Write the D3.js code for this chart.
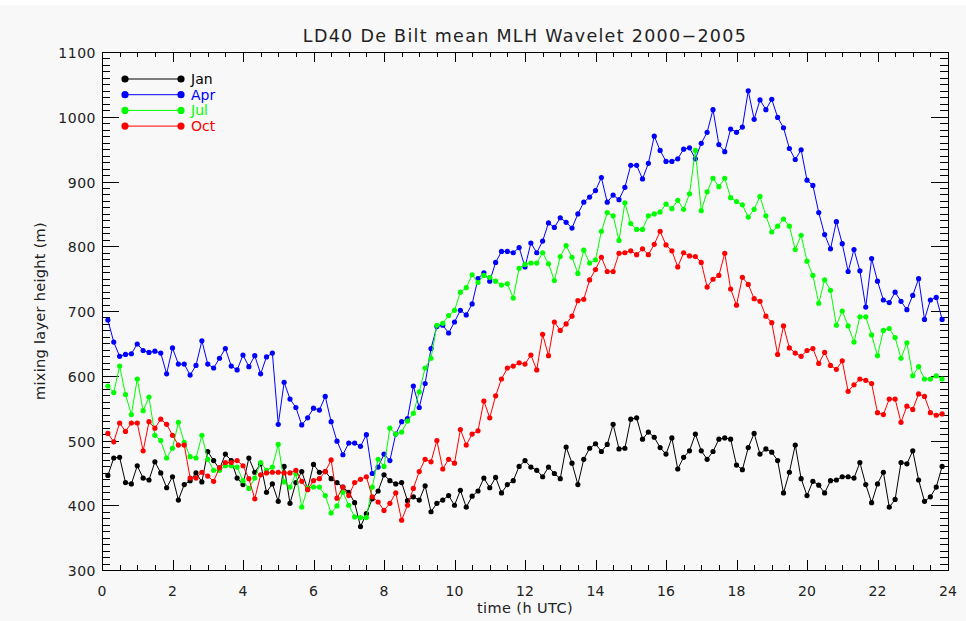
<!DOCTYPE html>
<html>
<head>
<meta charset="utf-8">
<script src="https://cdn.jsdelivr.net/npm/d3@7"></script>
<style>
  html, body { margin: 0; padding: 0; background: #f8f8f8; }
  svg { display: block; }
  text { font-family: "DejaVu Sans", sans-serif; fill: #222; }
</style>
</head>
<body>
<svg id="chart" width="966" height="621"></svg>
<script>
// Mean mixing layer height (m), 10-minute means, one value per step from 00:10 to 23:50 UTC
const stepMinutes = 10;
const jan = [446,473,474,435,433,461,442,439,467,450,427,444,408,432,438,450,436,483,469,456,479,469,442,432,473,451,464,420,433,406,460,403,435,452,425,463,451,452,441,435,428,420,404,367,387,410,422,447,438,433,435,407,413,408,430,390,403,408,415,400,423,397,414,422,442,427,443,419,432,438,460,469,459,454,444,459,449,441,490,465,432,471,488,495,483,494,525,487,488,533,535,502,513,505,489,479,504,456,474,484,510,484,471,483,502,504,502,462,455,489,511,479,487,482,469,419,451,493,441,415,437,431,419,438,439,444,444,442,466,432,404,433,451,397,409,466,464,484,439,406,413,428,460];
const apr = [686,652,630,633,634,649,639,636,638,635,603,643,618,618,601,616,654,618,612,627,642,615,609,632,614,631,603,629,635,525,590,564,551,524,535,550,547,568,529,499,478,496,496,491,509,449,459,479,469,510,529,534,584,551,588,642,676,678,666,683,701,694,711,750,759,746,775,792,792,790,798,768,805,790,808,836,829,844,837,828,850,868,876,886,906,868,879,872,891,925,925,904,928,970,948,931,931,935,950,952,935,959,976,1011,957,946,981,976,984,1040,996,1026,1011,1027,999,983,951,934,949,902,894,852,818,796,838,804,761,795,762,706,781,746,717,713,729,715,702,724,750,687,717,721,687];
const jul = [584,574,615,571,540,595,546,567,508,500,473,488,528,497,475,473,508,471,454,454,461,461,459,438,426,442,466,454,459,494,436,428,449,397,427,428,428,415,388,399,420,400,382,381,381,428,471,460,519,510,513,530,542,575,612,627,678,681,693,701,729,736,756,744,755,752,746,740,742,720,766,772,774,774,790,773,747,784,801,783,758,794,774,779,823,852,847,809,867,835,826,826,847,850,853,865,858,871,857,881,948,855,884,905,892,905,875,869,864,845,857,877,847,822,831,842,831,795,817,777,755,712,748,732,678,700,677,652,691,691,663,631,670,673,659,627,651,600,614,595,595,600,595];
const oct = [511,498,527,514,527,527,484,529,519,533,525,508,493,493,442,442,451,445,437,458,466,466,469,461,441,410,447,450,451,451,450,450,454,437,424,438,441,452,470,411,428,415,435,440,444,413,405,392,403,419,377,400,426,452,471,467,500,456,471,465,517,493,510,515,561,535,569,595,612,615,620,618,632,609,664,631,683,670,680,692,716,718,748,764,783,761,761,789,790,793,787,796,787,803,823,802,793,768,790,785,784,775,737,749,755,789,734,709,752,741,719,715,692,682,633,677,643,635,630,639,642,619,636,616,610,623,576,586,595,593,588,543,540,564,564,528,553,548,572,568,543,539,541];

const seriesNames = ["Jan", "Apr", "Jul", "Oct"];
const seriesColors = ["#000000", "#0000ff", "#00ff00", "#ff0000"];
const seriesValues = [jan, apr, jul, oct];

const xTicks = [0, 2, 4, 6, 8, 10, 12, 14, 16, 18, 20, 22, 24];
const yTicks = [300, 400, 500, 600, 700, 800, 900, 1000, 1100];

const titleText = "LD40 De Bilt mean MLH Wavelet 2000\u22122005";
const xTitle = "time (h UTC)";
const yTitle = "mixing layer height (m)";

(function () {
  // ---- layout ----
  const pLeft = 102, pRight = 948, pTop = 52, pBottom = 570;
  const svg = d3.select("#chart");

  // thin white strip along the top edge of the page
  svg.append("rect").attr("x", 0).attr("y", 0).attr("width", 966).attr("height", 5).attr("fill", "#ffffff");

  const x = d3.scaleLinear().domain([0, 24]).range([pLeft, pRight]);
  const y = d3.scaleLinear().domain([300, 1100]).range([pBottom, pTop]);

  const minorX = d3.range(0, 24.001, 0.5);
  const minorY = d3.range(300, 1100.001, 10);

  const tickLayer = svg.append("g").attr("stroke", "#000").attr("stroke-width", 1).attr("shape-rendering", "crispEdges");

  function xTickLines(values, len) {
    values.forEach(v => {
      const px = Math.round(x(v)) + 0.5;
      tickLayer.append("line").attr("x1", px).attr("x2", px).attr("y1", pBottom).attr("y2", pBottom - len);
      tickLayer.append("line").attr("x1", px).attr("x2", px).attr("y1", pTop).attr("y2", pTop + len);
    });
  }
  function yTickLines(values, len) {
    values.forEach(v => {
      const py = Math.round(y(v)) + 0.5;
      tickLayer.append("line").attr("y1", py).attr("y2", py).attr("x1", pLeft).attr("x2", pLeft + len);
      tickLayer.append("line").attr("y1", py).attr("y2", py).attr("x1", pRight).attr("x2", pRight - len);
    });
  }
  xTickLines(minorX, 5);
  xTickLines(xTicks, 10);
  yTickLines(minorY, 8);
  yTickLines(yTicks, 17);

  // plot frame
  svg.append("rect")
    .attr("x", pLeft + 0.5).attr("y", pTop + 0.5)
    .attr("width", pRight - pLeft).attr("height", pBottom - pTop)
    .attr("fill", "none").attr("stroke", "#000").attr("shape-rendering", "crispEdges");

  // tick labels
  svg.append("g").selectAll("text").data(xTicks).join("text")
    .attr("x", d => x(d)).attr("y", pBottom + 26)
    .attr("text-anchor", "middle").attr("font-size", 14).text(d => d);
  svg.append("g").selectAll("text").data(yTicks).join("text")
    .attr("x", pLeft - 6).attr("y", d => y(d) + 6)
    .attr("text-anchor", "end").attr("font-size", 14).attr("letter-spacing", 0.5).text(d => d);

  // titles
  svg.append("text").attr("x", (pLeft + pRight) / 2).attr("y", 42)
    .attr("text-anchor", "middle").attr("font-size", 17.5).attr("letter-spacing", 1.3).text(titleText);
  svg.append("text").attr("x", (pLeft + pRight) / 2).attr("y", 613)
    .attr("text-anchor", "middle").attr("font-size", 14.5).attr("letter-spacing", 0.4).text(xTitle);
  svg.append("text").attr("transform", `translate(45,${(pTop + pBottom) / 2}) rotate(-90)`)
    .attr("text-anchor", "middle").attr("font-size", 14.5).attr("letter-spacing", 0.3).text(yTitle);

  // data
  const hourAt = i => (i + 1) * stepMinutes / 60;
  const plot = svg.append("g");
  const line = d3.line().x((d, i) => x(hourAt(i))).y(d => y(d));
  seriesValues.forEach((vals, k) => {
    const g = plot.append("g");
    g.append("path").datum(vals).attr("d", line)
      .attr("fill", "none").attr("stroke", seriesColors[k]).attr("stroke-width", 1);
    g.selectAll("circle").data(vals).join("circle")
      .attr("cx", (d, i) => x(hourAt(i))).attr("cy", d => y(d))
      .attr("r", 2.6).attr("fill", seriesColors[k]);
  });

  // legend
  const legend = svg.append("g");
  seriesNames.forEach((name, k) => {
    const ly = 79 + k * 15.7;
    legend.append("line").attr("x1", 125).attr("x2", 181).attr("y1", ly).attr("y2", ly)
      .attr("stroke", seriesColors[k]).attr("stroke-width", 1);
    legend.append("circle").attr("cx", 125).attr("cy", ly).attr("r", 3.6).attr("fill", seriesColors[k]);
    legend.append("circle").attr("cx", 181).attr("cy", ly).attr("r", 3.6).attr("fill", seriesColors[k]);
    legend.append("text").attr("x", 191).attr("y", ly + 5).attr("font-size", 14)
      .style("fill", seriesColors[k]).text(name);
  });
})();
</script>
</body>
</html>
▬▬▬
The data should be printed again unchanged; leave its pictures out.

Write the D3.js code for this chart.
<!DOCTYPE html>
<html>
<head>
<meta charset="utf-8">
<script src="https://cdn.jsdelivr.net/npm/d3@7"></script>
<style>
  html, body { margin: 0; padding: 0; background: #f8f8f8; }
  svg { display: block; }
  text { font-family: "DejaVu Sans", sans-serif; fill: #222; }
</style>
</head>
<body>
<svg id="chart" width="966" height="621"></svg>
<script>
// Mean mixing layer height (m), 10-minute means, one value per step from 00:10 to 23:50 UTC
const stepMinutes = 10;
const jan = [446,473,474,435,433,461,442,439,467,450,427,444,408,432,438,450,436,483,469,456,479,469,442,432,473,451,464,420,433,406,460,403,435,452,425,463,451,452,441,435,428,420,404,367,387,410,422,447,438,433,435,407,413,408,430,390,403,408,415,400,423,397,414,422,442,427,443,419,432,438,460,469,459,454,444,459,449,441,490,465,432,471,488,495,483,494,525,487,488,533,535,502,513,505,489,479,504,456,474,484,510,484,471,483,502,504,502,462,455,489,511,479,487,482,469,419,451,493,441,415,437,431,419,438,439,444,444,442,466,432,404,433,451,397,409,466,464,484,439,406,413,428,460];
const apr = [686,652,630,633,634,649,639,636,638,635,603,643,618,618,601,616,654,618,612,627,642,615,609,632,614,631,603,629,635,525,590,564,551,524,535,550,547,568,529,499,478,496,496,491,509,449,459,479,469,510,529,534,584,551,588,642,676,678,666,683,701,694,711,750,759,746,775,792,792,790,798,768,805,790,808,836,829,844,837,828,850,868,876,886,906,868,879,872,891,925,925,904,928,970,948,931,931,935,950,952,935,959,976,1011,957,946,981,976,984,1040,996,1026,1011,1027,999,983,951,934,949,902,894,852,818,796,838,804,761,795,762,706,781,746,717,713,729,715,702,724,750,687,717,721,687];
const jul = [584,574,615,571,540,595,546,567,508,500,473,488,528,497,475,473,508,471,454,454,461,461,459,438,426,442,466,454,459,494,436,428,449,397,427,428,428,415,388,399,420,400,382,381,381,428,471,460,519,510,513,530,542,575,612,627,678,681,693,701,729,736,756,744,755,752,746,740,742,720,766,772,774,774,790,773,747,784,801,783,758,794,774,779,823,852,847,809,867,835,826,826,847,850,853,865,858,871,857,881,948,855,884,905,892,905,875,869,864,845,857,877,847,822,831,842,831,795,817,777,755,712,748,732,678,700,677,652,691,691,663,631,670,673,659,627,651,600,614,595,595,600,595];
const oct = [511,498,527,514,527,527,484,529,519,533,525,508,493,493,442,442,451,445,437,458,466,466,469,461,441,410,447,450,451,451,450,450,454,437,424,438,441,452,470,411,428,415,435,440,444,413,405,392,403,419,377,400,426,452,471,467,500,456,471,465,517,493,510,515,561,535,569,595,612,615,620,618,632,609,664,631,683,670,680,692,716,718,748,764,783,761,761,789,790,793,787,796,787,803,823,802,793,768,790,785,784,775,737,749,755,789,734,709,752,741,719,715,692,682,633,677,643,635,630,639,642,619,636,616,610,623,576,586,595,593,588,543,540,564,564,528,553,548,572,568,543,539,541];

const seriesNames = ["Jan", "Apr", "Jul", "Oct"];
const seriesColors = ["#000000", "#0000ff", "#00ff00", "#ff0000"];
const seriesValues = [jan, apr, jul, oct];

const xTicks = [0, 2, 4, 6, 8, 10, 12, 14, 16, 18, 20, 22, 24];
const yTicks = [300, 400, 500, 600, 700, 800, 900, 1000, 1100];

const titleText = "LD40 De Bilt mean MLH Wavelet 2000\u22122005";
const xTitle = "time (h UTC)";
const yTitle = "mixing layer height (m)";

(function () {
  // ---- layout ----
  const pLeft = 102, pRight = 948, pTop = 52, pBottom = 570;
  const svg = d3.select("#chart");

  // thin white strip along the top edge of the page
  svg.append("rect").attr("x", 0).attr("y", 0).attr("width", 966).attr("height", 5).attr("fill", "#ffffff");

  const x = d3.scaleLinear().domain([0, 24]).range([pLeft, pRight]);
  const y = d3.scaleLinear().domain([300, 1100]).range([pBottom, pTop]);

  const minorX = d3.range(0, 24.001, 0.5);
  const minorY = d3.range(300, 1100.001, 10);

  const tickLayer = svg.append("g").attr("stroke", "#000").attr("stroke-width", 1).attr("shape-rendering", "crispEdges");

  function xTickLines(values, len) {
    values.forEach(v => {
      const px = Math.round(x(v)) + 0.5;
      tickLayer.append("line").attr("x1", px).attr("x2", px).attr("y1", pBottom).attr("y2", pBottom - len);
      tickLayer.append("line").attr("x1", px).attr("x2", px).attr("y1", pTop).attr("y2", pTop + len);
    });
  }
  function yTickLines(values, len) {
    values.forEach(v => {
      const py = Math.round(y(v)) + 0.5;
      tickLayer.append("line").attr("y1", py).attr("y2", py).attr("x1", pLeft).attr("x2", pLeft + len);
      tickLayer.append("line").attr("y1", py).attr("y2", py).attr("x1", pRight).attr("x2", pRight - len);
    });
  }
  xTickLines(minorX, 5);
  xTickLines(xTicks, 10);
  yTickLines(minorY, 8);
  yTickLines(yTicks, 17);

  // plot frame
  svg.append("rect")
    .attr("x", pLeft + 0.5).attr("y", pTop + 0.5)
    .attr("width", pRight - pLeft).attr("height", pBottom - pTop)
    .attr("fill", "none").attr("stroke", "#000").attr("shape-rendering", "crispEdges");

  // tick labels
  svg.append("g").selectAll("text").data(xTicks).join("text")
    .attr("x", d => x(d)).attr("y", pBottom + 26)
    .attr("text-anchor", "middle").attr("font-size", 14).text(d => d);
  svg.append("g").selectAll("text").data(yTicks).join("text")
    .attr("x", pLeft - 6).attr("y", d => y(d) + 6)
    .attr("text-anchor", "end").attr("font-size", 14).attr("letter-spacing", 0.5).text(d => d);

  // titles
  svg.append("text").attr("x", (pLeft + pRight) / 2).attr("y", 42)
    .attr("text-anchor", "middle").attr("font-size", 17.5).attr("letter-spacing", 1.3).text(titleText);
  svg.append("text").attr("x", (pLeft + pRight) / 2).attr("y", 613)
    .attr("text-anchor", "middle").attr("font-size", 14.5).attr("letter-spacing", 0.4).text(xTitle);
  svg.append("text").attr("transform", `translate(45,${(pTop + pBottom) / 2}) rotate(-90)`)
    .attr("text-anchor", "middle").attr("font-size", 14.5).attr("letter-spacing", 0.3).text(yTitle);

  // data
  const hourAt = i => (i + 1) * stepMinutes / 60;
  const plot = svg.append("g");
  const line = d3.line().x((d, i) => x(hourAt(i))).y(d => y(d));
  seriesValues.forEach((vals, k) => {
    const g = plot.append("g");
    g.append("path").datum(vals).attr("d", line)
      .attr("fill", "none").attr("stroke", seriesColors[k]).attr("stroke-width", 1);
    g.selectAll("circle").data(vals).join("circle")
      .attr("cx", (d, i) => x(hourAt(i))).attr("cy", d => y(d))
      .attr("r", 2.6).attr("fill", seriesColors[k]);
  });

  // legend
  const legend = svg.append("g");
  seriesNames.forEach((name, k) => {
    const ly = 79 + k * 15.7;
    legend.append("line").attr("x1", 125).attr("x2", 181).attr("y1", ly).attr("y2", ly)
      .attr("stroke", seriesColors[k]).attr("stroke-width", 1);
    legend.append("circle").attr("cx", 125).attr("cy", ly).attr("r", 3.6).attr("fill", seriesColors[k]);
    legend.append("circle").attr("cx", 181).attr("cy", ly).attr("r", 3.6).attr("fill", seriesColors[k]);
    legend.append("text").attr("x", 191).attr("y", ly + 5).attr("font-size", 14)
      .style("fill", seriesColors[k]).text(name);
  });
})();
</script>
</body>
</html>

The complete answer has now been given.